I recall interfering in the conversation between two public servant mothers in around 2017 in the parking lot of perhaps the best primary school in the country. With tall- hair styles costing well over $10,000 each (“you expect me to go Dream Weekend looking funky ”?) and sporting concession-entitled“criss as ”, they had come to demand back the auxiliary fee of $7,500 each had paid for their child since “Prime Minister seh ministry give every school enough to run the school good-good. But don’t you did support Michael Manley who said education is free? Well, see how Andrew and Ruel mek it happen. Why you never do it”?
THE PRIORITIES
Literacy in standard English, numeracy, introduction to selective use of information technology and character formation are the remit of the primary schools. The preconditions for success at this level are adequate nutrition, partnerships with parents and churches and accountability of teachers.
ENABLE STUDENTS
UWI and UTECH cater to only some of those who need postsecondary training. With the expansion of university offerings, consideration should be given to a model of tertiary funding whereby scholarships and loan vouchers, with suitable bonding commitments, are awarded students and redeemable within a band of courses offered mainly by local universities and colleges. Then watch those lulled by traditional entitlements step up their game.
All vocational subjects should be paid for out of such balance of the HEART tax which is not devoted to apprenticeship.
Reorganising the spend of the education and training resources would spur the University of the West Indies in particular to conduct a rigorous analysis of its own efficiencies, strengths and shortcomings. I describe that cherished institution as the thinking arm of the Jamaican nation state. They should be the main consulting and policy research source for the nation and be paid accordingly.
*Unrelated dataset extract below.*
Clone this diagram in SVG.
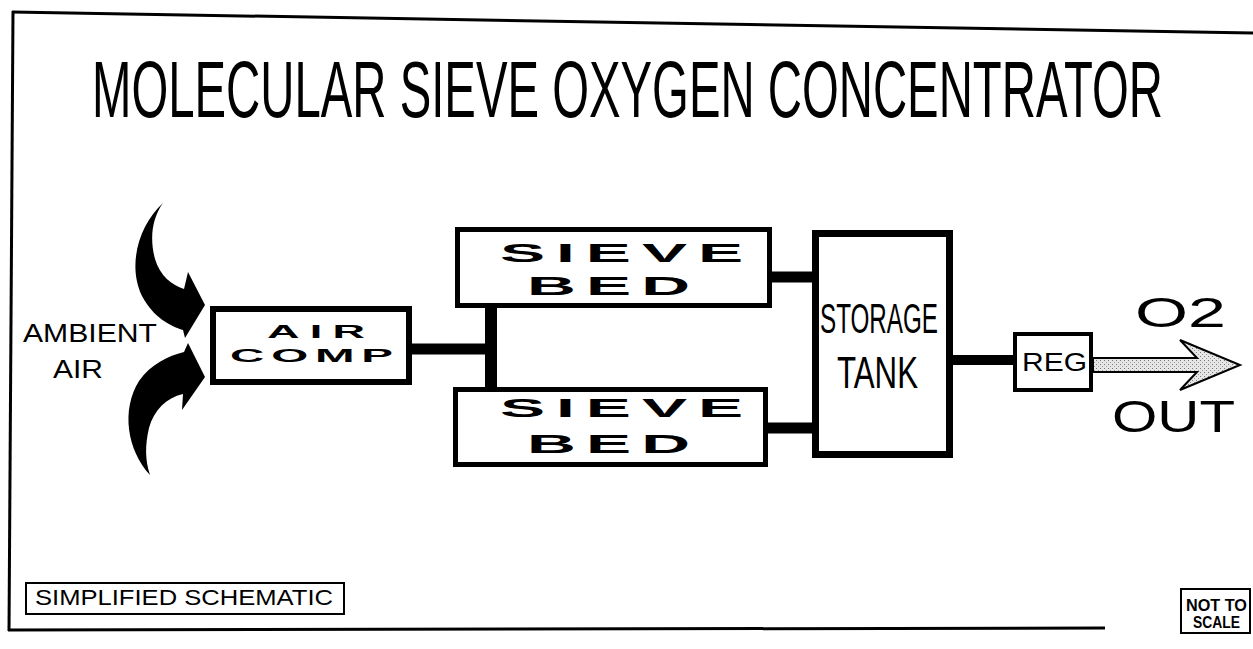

UWI faculties have contributed such services in the past which is largely unremembered. A revised agenda of research, policy study and consulting should be the source of sustained future funding along with the tariff from instruction.
RENEWED EFFORT
An ethic of renewed effort has to be the substitute for a sense of victim entitlement. The mistake this government continues to make is to detach wage review from thoroughgoing realignment of role and performance. In an atmosphere of rabid partisanship and special interest, where there is a paranoid reluctance to share power, one administration cannot achieve the required change on their own.
STUNTING OURSELVES
Escalate the matter of funding education to the broader national canvas and you may conclude that a lot of what is going on about local government, as presently structured, is expensive foolishness. If our leaders approached radical reform cooperatively rather than competitively, it could be otherwise.